Retype the lines beneath this one, from the first through the line containing "plt.rcParams['mathtext.it'] = 'Liberation". Pictures are left out.

-------- STORED DATA

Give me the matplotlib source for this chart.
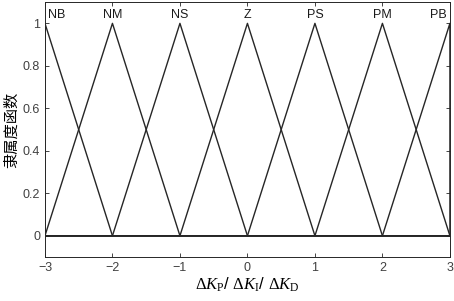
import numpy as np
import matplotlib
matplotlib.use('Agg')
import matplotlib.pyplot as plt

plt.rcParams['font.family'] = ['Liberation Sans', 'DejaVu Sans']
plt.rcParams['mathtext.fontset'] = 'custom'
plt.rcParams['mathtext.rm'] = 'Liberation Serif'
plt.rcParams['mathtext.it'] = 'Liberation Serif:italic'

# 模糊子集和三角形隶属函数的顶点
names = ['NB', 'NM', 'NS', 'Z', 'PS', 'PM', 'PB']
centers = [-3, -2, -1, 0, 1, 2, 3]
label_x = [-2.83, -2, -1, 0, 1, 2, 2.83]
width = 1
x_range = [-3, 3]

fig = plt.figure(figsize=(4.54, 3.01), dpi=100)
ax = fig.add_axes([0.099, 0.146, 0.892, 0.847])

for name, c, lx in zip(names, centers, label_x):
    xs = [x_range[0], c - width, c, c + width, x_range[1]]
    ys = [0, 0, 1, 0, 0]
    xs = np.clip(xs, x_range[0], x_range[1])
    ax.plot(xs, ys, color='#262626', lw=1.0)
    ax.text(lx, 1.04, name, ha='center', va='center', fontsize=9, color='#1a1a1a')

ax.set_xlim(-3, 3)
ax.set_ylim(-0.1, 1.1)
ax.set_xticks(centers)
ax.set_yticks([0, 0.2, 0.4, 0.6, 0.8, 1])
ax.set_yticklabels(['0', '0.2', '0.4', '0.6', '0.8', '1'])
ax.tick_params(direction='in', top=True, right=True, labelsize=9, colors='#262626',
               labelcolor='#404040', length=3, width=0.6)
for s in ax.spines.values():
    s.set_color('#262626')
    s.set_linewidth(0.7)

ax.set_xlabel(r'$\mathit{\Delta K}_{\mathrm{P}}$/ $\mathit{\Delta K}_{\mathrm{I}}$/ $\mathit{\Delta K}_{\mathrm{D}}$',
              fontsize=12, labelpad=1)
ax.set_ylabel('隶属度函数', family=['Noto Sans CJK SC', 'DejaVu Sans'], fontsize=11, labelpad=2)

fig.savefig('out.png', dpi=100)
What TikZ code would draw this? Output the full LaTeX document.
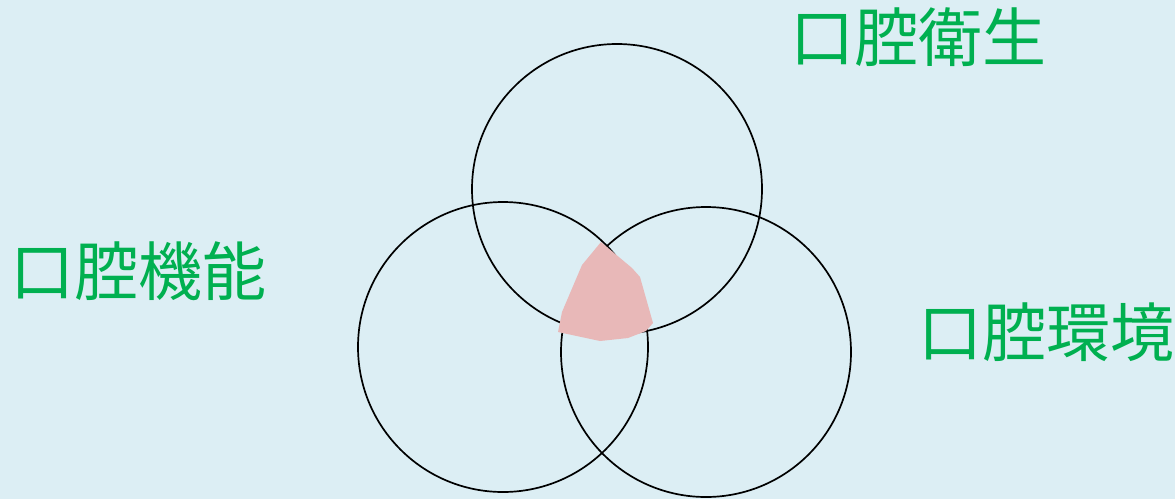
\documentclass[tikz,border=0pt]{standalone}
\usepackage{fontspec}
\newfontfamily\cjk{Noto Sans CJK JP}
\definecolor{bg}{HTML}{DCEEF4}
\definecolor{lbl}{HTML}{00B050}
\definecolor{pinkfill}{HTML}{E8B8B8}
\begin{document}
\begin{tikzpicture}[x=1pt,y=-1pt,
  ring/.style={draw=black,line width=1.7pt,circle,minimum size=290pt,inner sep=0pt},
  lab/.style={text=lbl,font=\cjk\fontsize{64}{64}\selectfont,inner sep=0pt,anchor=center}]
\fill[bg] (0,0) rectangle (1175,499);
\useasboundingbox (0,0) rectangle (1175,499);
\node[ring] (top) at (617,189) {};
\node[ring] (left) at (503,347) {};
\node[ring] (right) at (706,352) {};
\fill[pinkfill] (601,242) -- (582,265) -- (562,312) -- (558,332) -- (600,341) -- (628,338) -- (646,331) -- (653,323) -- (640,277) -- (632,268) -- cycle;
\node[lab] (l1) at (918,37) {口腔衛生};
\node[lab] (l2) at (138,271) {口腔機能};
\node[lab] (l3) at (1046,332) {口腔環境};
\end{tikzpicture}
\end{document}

----------------

__RESULT FOR THIS TASK__.
Give me the matplotlib source for this chart.
import numpy as np
import matplotlib
matplotlib.use('Agg')
import matplotlib.pyplot as plt

plt.rcParams['font.family'] = ['Liberation Sans', 'DejaVu Sans']
plt.rcParams['mathtext.fontset'] = 'custom'
plt.rcParams['mathtext.rm'] = 'Liberation Serif'
plt.rcParams['mathtext.it'] = 'Liberation Serif:italic'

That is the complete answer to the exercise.